Enfin les arguments canoniques consistent à relever qu’aucune allusion à cette pratique de la célébration ne figure dans la Constitution conciliaire sur la liturgie, Sacrosanctum concilium (4/12/1963). Il faut aller chercher les « documents d’application » pour trouver cette allusion, qui n’est pas absolument contraignante : « Il est préférable d’ériger le maître-autel à l’écart du mur, pour qu’on puisse en faire facilement le tour et célébrer face au peuple » (instruction Inter œcumenici du 26/9/1964). Cette instruction sera suivie de recommandations prudentes adressées aux présidents des conférences épiscopales ; en outre le Missel Romain publié par Paul VI en 1970 maintient des rubriques qui ne s’expliquent que dans la mesure où subsiste la possibilité d’une orientation commune du prêtre et des fidèles durant la Prière eucharistique : la troisième édition de ce missel, promulguée par Jean-Paul II en 2002 garde encore ces rubriques, et une réponse du Préfet de la Congrégation pour le Culte (Mgr Medina Estévez, en 2000) déclare ouvertement que la question importante n’est pas la place du prêtre officiant, mais l’orientation des croyants vers Dieu dans un mouvement spirituel premier. On ne peut donc dire que la pratique récente de la célébration « face au peuple » repose sur les textes principaux du Concile, mais plutôt sur des instructions qui ont été suivies sans la modération recommandée.

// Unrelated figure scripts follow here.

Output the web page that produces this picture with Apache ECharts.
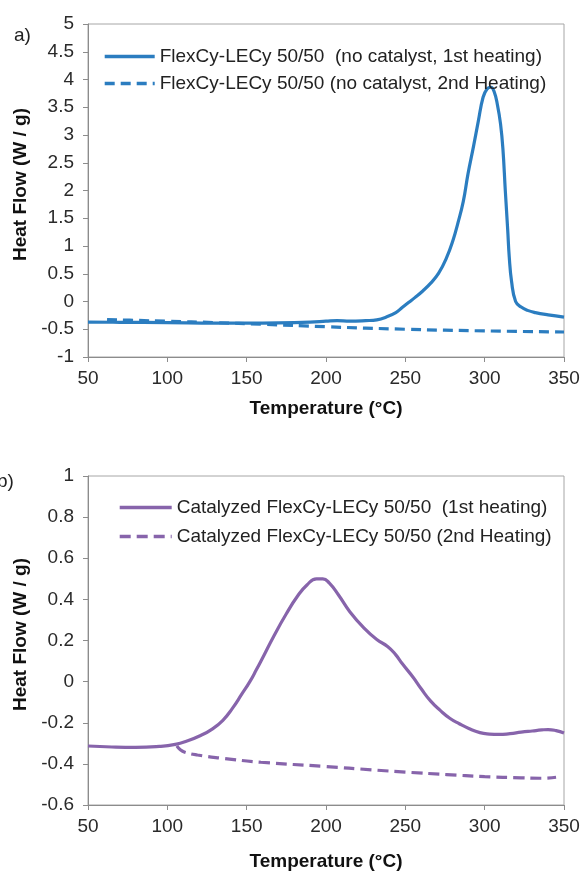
<!DOCTYPE html>
<html>
<head>
<meta charset="utf-8">
<script src="https://cdn.jsdelivr.net/npm/echarts@6/dist/echarts.min.js"></script>
<style>
  html, body { margin: 0; padding: 0; background: #fff; }
  #chart { width: 584px; height: 872px; }
</style>
</head>
<body>
<div id="chart"></div>
<script>
// ---- Data ----
var xTicks = [50, 100, 150, 200, 250, 300, 350];

var legendA1 = 'FlexCy-LECy 50/50  (no catalyst, 1st heating)';
var legendA2 = 'FlexCy-LECy 50/50 (no catalyst, 2nd Heating)';
var legendB1 = 'Catalyzed FlexCy-LECy 50/50  (1st heating)';
var legendB2 = 'Catalyzed FlexCy-LECy 50/50 (2nd Heating)';

var a1Temp = [50, 70, 100, 130, 150, 170, 190, 200, 207, 215, 225, 232, 238, 244, 248, 252, 256, 261, 266, 271, 276, 280, 283, 286.5, 289.5, 293, 296, 299, 301.5, 304, 306, 308, 310, 311.5, 313, 314.5, 315.5, 317, 319.5, 323, 327, 332, 340, 350];
var a1Heat = [-0.37, -0.375, -0.38, -0.39, -0.39, -0.385, -0.37, -0.355, -0.345, -0.355, -0.345, -0.33, -0.28, -0.2, -0.11, -0.02, 0.07, 0.19, 0.33, 0.51, 0.79, 1.1, 1.4, 1.8, 2.3, 2.8, 3.25, 3.68, 3.83, 3.86, 3.78, 3.55, 3.2, 2.75, 2.0, 1.3, 0.8, 0.35, 0.0, -0.1, -0.16, -0.2, -0.24, -0.28];

var a2Temp = [62, 80, 100, 130, 160, 200, 250, 300, 350];
var a2Heat = [-0.325, -0.34, -0.355, -0.38, -0.41, -0.455, -0.5, -0.53, -0.55];

var b1Temp = [50, 65, 80, 95, 105, 112, 121, 128, 135, 141, 147, 152, 156, 161, 167, 175, 182, 188, 194, 198, 202, 208, 215, 224, 232, 239, 244, 248, 255, 260, 266, 272, 278, 284, 290, 297, 303, 309, 316, 323, 330, 336, 340, 345, 350];
var b1Heat = [-0.313, -0.318, -0.32, -0.315, -0.305, -0.29, -0.262, -0.232, -0.188, -0.13, -0.06, 0.0, 0.056, 0.13, 0.22, 0.33, 0.415, 0.47, 0.5, 0.5, 0.48, 0.42, 0.34, 0.26, 0.205, 0.17, 0.13, 0.088, 0.02, -0.035, -0.095, -0.14, -0.178, -0.205, -0.228, -0.248, -0.255, -0.257, -0.253, -0.246, -0.24, -0.235, -0.233, -0.238, -0.25];

var b2Temp = [106, 108, 111, 119, 135, 159, 200, 229, 250, 276, 300, 323, 335, 345];
var b2Heat = [-0.313, -0.33, -0.343, -0.357, -0.373, -0.392, -0.413, -0.429, -0.44, -0.452, -0.462, -0.468, -0.47, -0.465];

function pairs(xs, ys) { return xs.map(function (x, i) { return [x, ys[i]]; }); }

var FONT = '"Liberation Sans", Arial, sans-serif';
var BLUE = '#2B7DC0';
var PURPLE = '#8764AB';
var AXIS = '#8c8c8c';

function xAxisCfg(grid, gap) {
  return {
    type: 'value', gridIndex: grid, min: xTicks[0], max: xTicks[xTicks.length - 1], interval: 50,
    name: 'Temperature (°C)', nameLocation: 'middle', nameGap: gap,
    nameTextStyle: { fontFamily: FONT, fontSize: 19, fontWeight: 'bold', color: '#111' },
    axisLine: { show: true, onZero: false, lineStyle: { color: AXIS, width: 1 } },
    axisTick: { show: true, length: 5, lineStyle: { color: AXIS } },
    axisLabel: { margin: 12, fontFamily: FONT, fontSize: 19, color: '#2a2a2a' },
    splitLine: { show: false }
  };
}
function yAxisCfg(grid, min, max, interval) {
  return {
    type: 'value', gridIndex: grid, min: min, max: max, interval: interval,
    name: 'Heat Flow (W / g)', nameLocation: 'middle', nameGap: 50, nameRotate: 90,
    nameTextStyle: { fontFamily: FONT, fontSize: 19, fontWeight: 'bold', color: '#111', padding: [0, 0, 0, 12] },
    axisLine: { show: true, onZero: false, lineStyle: { color: AXIS, width: 1 } },
    axisTick: { show: true, length: 5, lineStyle: { color: AXIS } },
    axisLabel: { margin: 14, fontFamily: FONT, fontSize: 19, color: '#2a2a2a' },
    splitLine: { show: false }
  };
}

var chart = echarts.init(document.getElementById('chart'), null, { renderer: 'canvas' });
chart.setOption({
  backgroundColor: '#fff',
  animation: false,
  grid: [
    { left: 88, top: 24, width: 476, height: 333, show: true, borderColor: '#a6a6a6', borderWidth: 1 },
    { left: 88, top: 476, width: 476, height: 334, show: true, borderColor: '#a6a6a6', borderWidth: 1 }
  ],
  xAxis: [xAxisCfg(0, 42), xAxisCfg(1, 47)],
  yAxis: [yAxisCfg(0, -1, 5, 0.5), yAxisCfg(1, -0.6, 1, 0.2)],
  legend: [
    {
      orient: 'vertical', left: 98, top: 42, itemWidth: 50, itemHeight: 14, itemGap: 8,
      itemStyle: { opacity: 0 }, lineStyle: { width: 3.4 },
      textStyle: { fontFamily: FONT, fontSize: 19, color: '#222' },
      data: [legendA1, legendA2]
    },
    {
      orient: 'vertical', left: 113, top: 493, itemWidth: 52, itemHeight: 14, itemGap: 10,
      itemStyle: { opacity: 0 }, lineStyle: { width: 3.4 },
      textStyle: { fontFamily: FONT, fontSize: 19, color: '#222' },
      data: [legendB1, legendB2]
    }
  ],
  graphic: [
    { type: 'text', left: 14, top: 26, style: { text: 'a)', font: '19px ' + FONT, fill: '#222' } },
    { type: 'text', left: -3, top: 472, style: { text: 'b)', font: '19px ' + FONT, fill: '#222' } }
  ],
  series: [
    {
      name: legendA1, type: 'line', xAxisIndex: 0, yAxisIndex: 0, data: pairs(a1Temp, a1Heat),
      symbol: 'none', smooth: 0.45,
      lineStyle: { color: BLUE, width: 3.2 }, itemStyle: { color: BLUE }
    },
    {
      name: legendA2, type: 'line', xAxisIndex: 0, yAxisIndex: 0, data: pairs(a2Temp, a2Heat),
      symbol: 'none', smooth: 0.45,
      lineStyle: { color: BLUE, width: 3.2, type: [10, 6] }, itemStyle: { color: BLUE }
    },
    {
      name: legendB1, type: 'line', xAxisIndex: 1, yAxisIndex: 1, data: pairs(b1Temp, b1Heat),
      symbol: 'none', smooth: 0.5,
      lineStyle: { color: PURPLE, width: 3.2 }, itemStyle: { color: PURPLE }
    },
    {
      name: legendB2, type: 'line', xAxisIndex: 1, yAxisIndex: 1, data: pairs(b2Temp, b2Heat),
      symbol: 'none', smooth: 0.5,
      lineStyle: { color: PURPLE, width: 3.2, type: [11, 6] }, itemStyle: { color: PURPLE }
    }
  ]
});
</script>
</body>
</html>
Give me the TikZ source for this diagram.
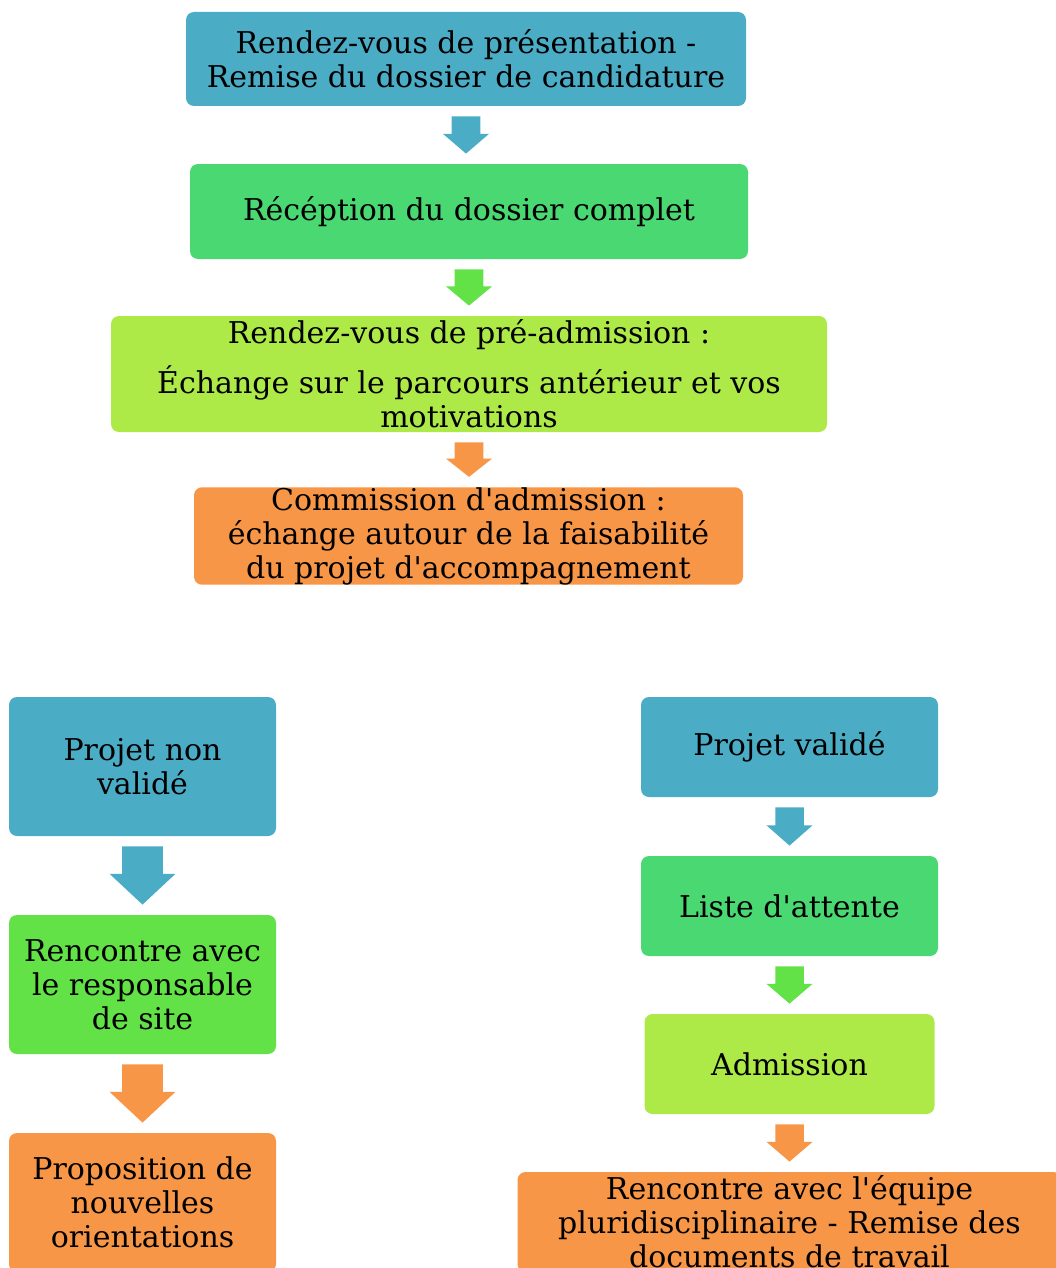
\documentclass[tikz,border=0pt]{standalone}
\usepackage{fontspec}
\setmainfont{DejaVu Serif}
\newfontfamily\etapefont{DejaVu Serif}
\usepackage{tikz}
\usetikzlibrary{calc}

\definecolor{bleu}{HTML}{4BACC6}
\definecolor{vert}{HTML}{4AD873}
\definecolor{lime}{HTML}{62E246}
\definecolor{anis}{HTML}{ADEA47}
\definecolor{orange}{HTML}{F79646}

\tikzset{
    etape/.style={rectangle, rounded corners=4pt, align=center, inner sep=0pt,
        font=\etapefont\fontsize{15}{17}\selectfont},
}

% block arrow from the bottom of #1 to the top of #2, colour #3, half width #4
\newcommand{\fleche}[4]{
    \coordinate (haut) at ($(#1.south)+(0,10)$);
    \coordinate (bas) at ($(#2.north)+(0,-10)$);
    \coordinate (bas) at (haut|-bas);
    \coordinate (mil) at ($(haut)!0.47!(bas)$);
    \fill[#3] ($(haut)+(-0.62*#4,0)$) -- ($(haut)+(0.62*#4,0)$) -- ($(mil)+(0.62*#4,0)$)
        -- ($(mil)+(#4,0)$) -- (bas) -- ($(mil)+(-#4,0)$) -- ($(mil)+(-0.62*#4,0)$) -- cycle;
}

\begin{document}
\begin{tikzpicture}[x=0.5pt, y=-0.5pt]
    \useasboundingbox (0,0) rectangle (1055,1268);

    % top chain
    \node[etape, fill=bleu, minimum width=280pt, minimum height=47pt] (rdv) at (466,59)
        {Rendez-vous de présentation -\\Remise du dossier de candidature};
    \node[etape, fill=vert, minimum width=279pt, minimum height=47.5pt] (reception) at (469,211.5)
        {Récéption du dossier complet};
    \node[etape, fill=anis, minimum width=358pt, minimum height=58pt] (preadm) at (469,374)
        {Rendez-vous de pré-admission :\\[7pt]Échange sur le parcours antérieur et vos\\motivations};
    \node[etape, fill=orange, minimum width=274.5pt, minimum height=47pt] (commission) at (468.5,536)
        {Commission d'admission :\\échange autour de la faisabilité\\du projet d'accompagnement};

    \fleche{rdv}{reception}{bleu}{23}
    \fleche{reception}{preadm}{lime}{23}
    \fleche{preadm}{commission}{orange}{23}

    % left column
    \node[etape, fill=bleu, minimum width=133.5pt, minimum height=69.5pt] (nonvalide) at (142.5,766.5)
        {Projet non\\validé};
    \node[etape, fill=lime, minimum width=133.5pt, minimum height=69.5pt] (rencontre) at (142.5,984.5)
        {Rencontre avec\\le responsable\\de site};
    \node[etape, fill=orange, minimum width=133.5pt, minimum height=69.5pt] (proposition) at (142.5,1202.5)
        {Proposition de\\nouvelles\\orientations};

    \fleche{nonvalide}{rencontre}{bleu}{33}
    \fleche{rencontre}{proposition}{orange}{33}

    % right column
    \node[etape, fill=bleu, minimum width=148.5pt, minimum height=50pt] (valide) at (789.5,747)
        {Projet validé};
    \node[etape, fill=vert, minimum width=148.5pt, minimum height=50pt] (attente) at (789.5,906)
        {Liste d'attente};
    \node[etape, fill=anis, minimum width=145pt, minimum height=50pt] (admission) at (789.5,1064)
        {Admission};
    \node[etape, fill=orange, minimum width=272pt, minimum height=50pt] (equipe) at (789.5,1222)
        {Rencontre avec l'équipe\\pluridisciplinaire - Remise des\\documents de travail};

    \fleche{valide}{attente}{bleu}{23}
    \fleche{attente}{admission}{lime}{23}
    \fleche{admission}{equipe}{orange}{23}
\end{tikzpicture}
\end{document}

En conclusion, l’auteur propose d’une part, en suivant des recommandations de la Congrégation pour le culte, de tenir le plus grand compte de la disposition de l’autel actuel dans l’espace liturgique (p. 117-118) et d’autre part de distinguer selon les moments de la célébration : « J’ai suggéré un arrangement qui permettrait que le prêtre et le peuple soient face à face pour les rites d’ouverture, la liturgie de la Parole, certaines parties de la communion et les rites d’envoi, tandis que la direction de la prière serait commune pour la liturgie de l’Eucharistie stricto sensu, en particulier pour le canon » (p. 15 et 116).

Nous espérons avoir donné l’envie de lire ce petit ouvrage, dense et plein de sens. Certes, le lecteur français, habitué à quelque quarante ans de pratique liturgique différente, qui n’a pas été un obstacle à des fruits de sainteté manifestes — qu’on pense à toutes les JMJ présidées par le pape Jean-Paul II, par exemple, qui ont favorisé l’éclosion de nombreuses vocations, laïques, sacerdotales ou religieuses —, aura de la peine à imaginer la nouveau bouleversement que la mise en œuvre des propositions du P. Lang apporterait à la messe dominicale à laquelle il assiste – encore ! Toutefois, même si l’opportunité de cette mise en œuvre peut être discutée, ce petit livre a le grand mérite, comme le rappelait le Cardinal Ratzinger en sa Préface, de pouvoir contribuer à une juste compréhension et à une digne célébration de la liturgie sacrée. Car il rappelle que la messe est d’abord une épiphanie du divin : c’est Dieu qui vient parmi nous, après nous avoir convoqués. Aussi, les gestes, les attitudes, les paroles du célébrant, comme aussi des fidèles, ne sont pas du domaine de la fantaisie, de la décontraction, du laisser-aller. Mais par le respect des règles objectives données par l’Église, ils sont imprégnés d’une humble communion de ferveur et de charité au mystère divin, qui n’exclut pas l’amour fraternel du voisin ou des personnes que nous portons devant Dieu dans la prière, mais qui permet à Jésus-Christ de venir habiter tous nos cœurs et de les tourner par son Esprit vers le Père.

Jacques-Hubert Sautel, Né en 1954, oblat séculier de l’abbaye Saint-Pierre de Solesmes. Travaille au CNRS sur les manuscrits grecs (Institut de Recherche et d’Histoire des Textes).